Si la peinture ne me donne pas de gloire assez tôt, je me tuerai et voilà tout. C’est résolu depuis quelques mois déjà… En Russie encore, je voulais me tuer, mais j’ai eu peur de l’enfer. Je me tuerai à l’åge de trente ans, car jusqu’à trente ans, on est encore jeune et on peut espérer la chance, ou le bonheur, ou la gloire, ou n’importe quoi. Ainsi donc, voilà qui est réglé et si je suis raisonnable, je ne me tourmenterai plus, non pas seulement ce soir, mais toujours.
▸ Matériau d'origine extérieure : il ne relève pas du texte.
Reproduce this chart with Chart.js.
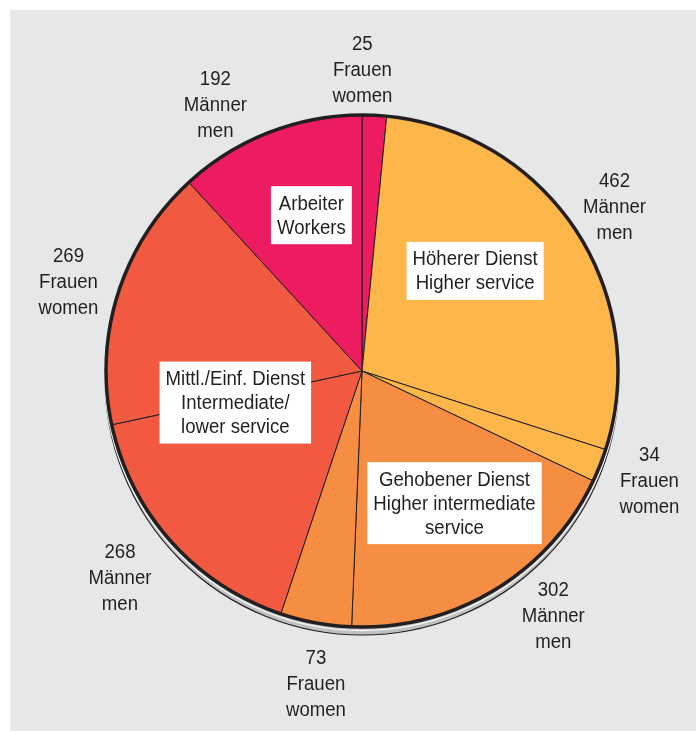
<!DOCTYPE html>
<html>
<head>
<meta charset="utf-8">
<script src="https://cdn.jsdelivr.net/npm/chart.js@4.4.0/dist/chart.umd.min.js"></script>
<style>
  html, body { margin: 0; padding: 0; background: #fff; }
  #panel { position: absolute; left: 10px; top: 10px; width: 686px; height: 721px; background: #E6E7E9; }
  #wrap { position: absolute; left: 0; top: 0; width: 696px; height: 731px; }
</style>
</head>
<body>
<div id="panel"></div>
<div id="wrap"><canvas id="pie" width="696" height="731"></canvas></div>
<script>
    // slices clockwise from 12 o'clock
    const counts = [25, 462, 34, 302, 73, 268, 269, 192];
    const sexDe = ['Frauen', 'Männer', 'Frauen', 'Männer', 'Frauen', 'Männer', 'Frauen', 'Männer'];
    const sexEn = ['women', 'men', 'women', 'men', 'women', 'men', 'women', 'men'];
    const sliceColors = ['#ED1B5F', '#FDB64A', '#FDB64A', '#F58D42', '#F58D42', '#F15A41', '#F15A41', '#ED1B5F'];

    const groupNames = [
        ['Arbeiter', 'Workers'],
        ['Höherer Dienst', 'Higher service'],
        ['Gehobener Dienst', 'Higher intermediate', 'service'],
        ['Mittl./Einf. Dienst', 'Intermediate/', 'lower service']
    ];
    // label box placement: angle (deg from top, clockwise) and radius fraction
    const groupPos = [[-18, 0.64], [48.5, 0.59], [145, 0.63], [256, 0.51]];
    // outer labels: angle nudge (deg) and radius fraction
    const outerNudge = [-2.7, 0, -1, -7, -2, 1.5, -0.5, -7.5];
    const outerRad = [1.18, 1.18, 1.2, 1.21, 1.23, 1.24, 1.2, 1.19];

    const FONT = '20px "Liberation Sans", Arial, sans-serif';
    const SQ = 0.93;   // condensed look

    function squeezedText(ctx, t, x, y) {
        ctx.save();
        ctx.translate(x, y);
        ctx.scale(SQ, 1);
        ctx.fillText(t, 0, 0);
        ctx.restore();
    }

    const pieDecor = {
        id: 'pieDecor',
        beforeDatasetsDraw(chart) {
            const arc = chart.getDatasetMeta(0).data[0];
            const ctx = chart.ctx;
            ctx.save();
            ctx.beginPath();
            ctx.arc(arc.x, arc.y + 7, arc.outerRadius + 1, 0, Math.PI * 2);
            ctx.fillStyle = '#BFC0C2';
            ctx.fill();
            ctx.lineWidth = 1.2;
            ctx.strokeStyle = '#231F20';
            ctx.stroke();
            ctx.beginPath();
            ctx.arc(arc.x, arc.y + 2, arc.outerRadius + 1.5, 0, Math.PI * 2);
            ctx.lineWidth = 1.5;
            ctx.strokeStyle = '#F2F2F2';
            ctx.stroke();
            ctx.restore();
        },
        afterDatasetsDraw(chart) {
            const meta = chart.getDatasetMeta(0);
            const arc = meta.data[0];
            const cx = arc.x, cy = arc.y, R = arc.outerRadius;
            const ctx = chart.ctx;
            ctx.save();
            ctx.beginPath();
            ctx.arc(cx, cy, R, 0, Math.PI * 2);
            ctx.lineWidth = 3.5;
            ctx.strokeStyle = '#231F20';
            ctx.stroke();

            ctx.font = FONT;
            ctx.textAlign = 'center';
            ctx.textBaseline = 'middle';
            const lh = 26;

            // outer labels
            meta.data.forEach((el, i) => {
                const mid = (el.startAngle + el.endAngle) / 2 + outerNudge[i] * Math.PI / 180;
                const r = R * outerRad[i];
                const x = cx + Math.cos(mid) * r;
                const y = cy + Math.sin(mid) * r + 2;
                ctx.fillStyle = '#231F20';
                [String(counts[i]), sexDe[i], sexEn[i]].forEach((t, k) => {
                    squeezedText(ctx, t, x, y + (k - 1) * lh);
                });
            });

            // group boxes
            groupNames.forEach((lines, g) => {
                const a = (groupPos[g][0] - 90) * Math.PI / 180;
                const x = cx + Math.cos(a) * R * groupPos[g][1];
                const y = cy + Math.sin(a) * R * groupPos[g][1];
                const w = Math.max(...lines.map(t => ctx.measureText(t).width)) * SQ + 12;
                const h = lines.length * 24 + 10;
                ctx.fillStyle = '#FFFFFF';
                ctx.fillRect(x - w / 2, y - h / 2, w, h);
                ctx.fillStyle = '#231F20';
                lines.forEach((t, k) => {
                    squeezedText(ctx, t, x, y - h / 2 + 5 + 12 + k * 24 + 1);
                });
            });
            ctx.restore();
        }
    };

    new Chart(document.getElementById('pie').getContext('2d'), {
        type: 'pie',
        data: {
            labels: sexDe,
            datasets: [{
                data: counts,
                backgroundColor: sliceColors,
                borderColor: '#231F20',
                borderWidth: 1,
                borderAlign: 'center'
            }]
        },
        options: {
            responsive: false,
            animation: false,
            radius: 256,
            layout: { padding: { left: 106, right: 78, top: 115, bottom: 104 } },
            plugins: {
                legend: { display: false },
                tooltip: { enabled: false }
            }
        },
        plugins: [pieDecor]
    });
</script>
</body>
</html>
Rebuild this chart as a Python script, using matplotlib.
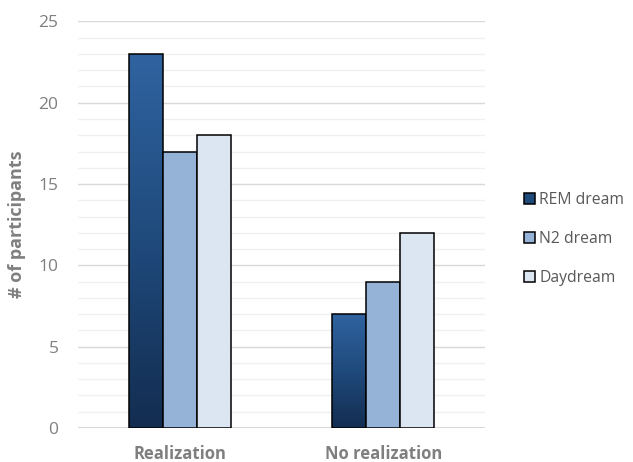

Je parle très sérieusement et je suis vraiment contente de me faire une raison. Samedi 11 janvier.-A l’atelier, on croit que je vais beaucoup dans le monde ; cela joint à ma fortune me sépare des autres et ne me permet pas de leur demander quoi que ce soit, comme elles le font entre elles, pour aller chez un peintre ou visiter un atelier. J’ai honnêtement travaillé toute la semaine jusqu’à dix heures du soir du samedi, puis, je suis rentrée et me suis mise à pleurer. Jusqu’à présent je me suis toujours adressée à Dieu, mais comme il ne m’entend pas du tout, je n’y crois… presque plus. Ceux-là seuls qui ont éprouvé ce sentiment, en comprennent toute l’horreur. Ce n’est pas que je veuille précher la religion par vertu, mais Dieu est une chose bien commode. Quand on n’a à qui s’adresser, quand on est à bout de moyens, il reste Dieu. Cela n’engage à rien et n’inquiète personne, et l’on a une supréme consolation.

Qu’il existe ou non, il faut ý croire absolument ou bien être très heureux, alors on s’en passe. Mais dans le chagrin, dans le malheur, dans toutes les choses désagréables enfin, il vaut mieux mourir que de n’y pas croire.